Backlog grooming and sprint hygiene.
Meeting audits and inbox discipline.
- State outcomes – write this week’s top 3 objectives; define “important” against them. 
- List tasks – dump everything; include meetings and recurring work. 
- Classify – label each item Q1–Q4 quickly; don’t overthink. 
- Allocate time - Q1: timebox today; create buffers for known spikes. 
- Q2: block calendar time; protect 2–4 hours of deep work most days. 
- Q3: delegate, decline, or convert to async; add rules (office hours, templates). 

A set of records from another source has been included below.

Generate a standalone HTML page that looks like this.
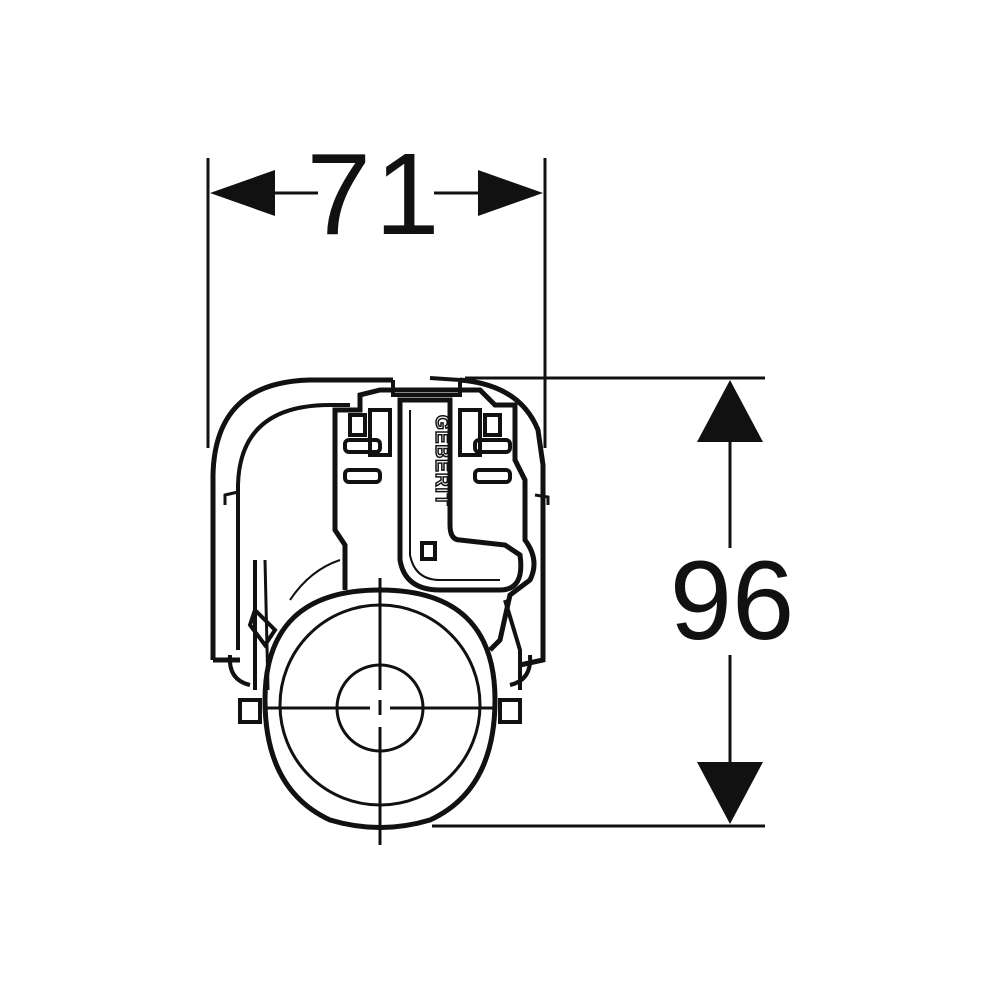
<!DOCTYPE html>
<html><head><style>html,body{margin:0;padding:0;background:#fff}svg{display:block}</style></head>
<body>
<svg width="1000" height="1000" viewBox="0 0 1000 1000" xmlns="http://www.w3.org/2000/svg">
<g stroke="#111" fill="none" stroke-linecap="butt">
<line x1="208" y1="158" x2="208" y2="448" stroke-width="3"/>
<line x1="545" y1="158" x2="545" y2="448" stroke-width="3"/>
<line x1="270" y1="193" x2="318" y2="193" stroke-width="3"/>
<line x1="434" y1="193" x2="482" y2="193" stroke-width="3"/>
<polygon points="210,193 275,170 275,216" fill="#111" stroke="none"/>
<polygon points="543,193 478,170 478,216" fill="#111" stroke="none"/>
<line x1="465" y1="378" x2="765" y2="378" stroke-width="3"/>
<line x1="432" y1="826" x2="765" y2="826" stroke-width="3"/>
<line x1="730" y1="440" x2="730" y2="548" stroke-width="3"/>
<line x1="730" y1="655" x2="730" y2="765" stroke-width="3"/>
<polygon points="730,380 697,442 763,442" fill="#111" stroke="none"/>
<polygon points="730,824 697,762 763,762" fill="#111" stroke="none"/>

<path d="M213,660 L213,475 Q215,382 310,380 L393,380" stroke-width="5"/>
<path d="M238,650 L238,485 Q240,405 330,405 L350,405" stroke-width="4"/>
<path d="M213,660 L240,660" stroke-width="5"/>
<path d="M393,380 L393,395 L460,395 L460,380 L430,378" stroke-width="4"/>
<path d="M460,380 Q520,385 538,430 L543,465 L543,660 L520,665" stroke-width="5"/>
<path d="M225,505 L225,495 L238,492" stroke-width="3"/>
<path d="M535,495 L548,497 L548,505" stroke-width="3"/>
<rect x="240" y="700" width="20" height="22" stroke-width="4"/>
<rect x="500" y="700" width="20" height="22" stroke-width="4"/>
<path d="M230,655 Q228,680 250,685" stroke-width="4"/>
<path d="M530,655 Q532,680 510,685" stroke-width="4"/>
<path d="M335,455 L335,410 L360,410 L360,395 L380,390 L480,390 L495,405 L515,405 L515,460 L525,480 L525,540 Q540,560 530,580 L510,595 L500,640 L490,650" stroke-width="5"/>
<path d="M335,455 L335,530 L345,545 L345,590" stroke-width="5"/>
<path d="M400,400 L400,560 Q405,590 440,590 L500,590 Q525,590 520,555 L505,545 L460,540 Q450,540 450,525 L450,400 Z" stroke-width="5"/>
<path d="M410,410 L410,555 Q415,580 440,580 L500,580" stroke-width="2"/>
<g stroke-width="4">
<rect x="345" y="440" width="35" height="12" rx="4"/>
<rect x="345" y="470" width="35" height="12" rx="4"/>
<rect x="475" y="440" width="35" height="12" rx="4"/>
<rect x="475" y="470" width="35" height="12" rx="4"/>
<rect x="350" y="415" width="15" height="20"/>
<rect x="370" y="410" width="20" height="45"/>
<rect x="460" y="410" width="20" height="45"/>
<rect x="485" y="415" width="15" height="20"/>
<rect x="422" y="543" width="13" height="16"/>
</g>
<text x="0" y="0" transform="translate(436,415) rotate(90)" font-family="Liberation Sans, sans-serif" font-size="19" font-weight="bold" fill="none" stroke="#111" stroke-width="1.5" letter-spacing="1">GEBERIT</text>
<path d="M255,560 L255,690" stroke-width="4"/>
<path d="M265,560 L268,690" stroke-width="3"/>
<path d="M255,610 L275,630 L265,645 L250,625 Z" stroke-width="4"/>
<path d="M290,600 Q310,570 340,560" stroke-width="2"/>
<path d="M505,600 L520,650 L520,690" stroke-width="4"/>
<path d="M265,700 Q265,590 380,590 Q495,590 495,700 Q495,790 430,820 Q380,835 330,820 Q265,790 265,700 Z" stroke-width="5"/>
<circle cx="380" cy="705" r="100" stroke-width="3"/>
<circle cx="380" cy="708" r="43" stroke-width="3"/>
<line x1="380" y1="578" x2="380" y2="690" stroke-width="3"/>
<line x1="380" y1="727" x2="380" y2="845" stroke-width="3"/>
<line x1="267" y1="708" x2="370" y2="708" stroke-width="3"/>
<line x1="390" y1="708" x2="493" y2="708" stroke-width="3"/>
<line x1="380" y1="700" x2="380" y2="715" stroke-width="3"/>
</g>
<text x="375" y="234" text-anchor="middle" font-family="Liberation Sans, sans-serif" font-size="116" fill="#111" letter-spacing="4">71</text>
<text x="732" y="639" text-anchor="middle" font-family="Liberation Sans, sans-serif" font-size="112" fill="#111">96</text>
</svg>
</body></html>
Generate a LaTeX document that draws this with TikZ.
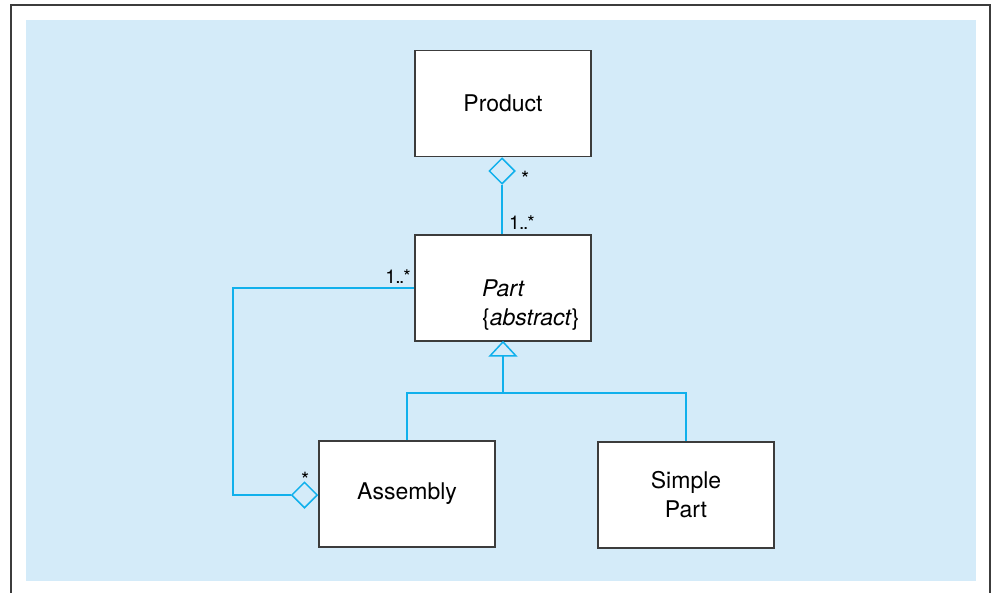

- Q4: delete or set a small cap (e.g., 15 minutes at day end). 
 
- Engineer fewer Q1s – add prevention tasks (Q2) that reduce recurring fires. 
- Review cadence – daily 10-minute sweep; weekly reset with a fresh matrix. 
Undefined “important” – without explicit goals, everything looks urgent; write OKRs or weekly outcomes first.
Urgency addiction – the adrenaline of Q1/Q3 crowds out Q2; protect deep work with hard calendar blocks.
Fake urgency – others’ poor planning becomes your emergency; use SLAs and escalation rules.
Over-granularity – classifying micro-tasks wastes time; group by workstreams.
Delegation theatre – dumping without context boomerangs; delegate outcomes, not chores.
Neglecting recovery – no slack means more Q1; schedule buffers.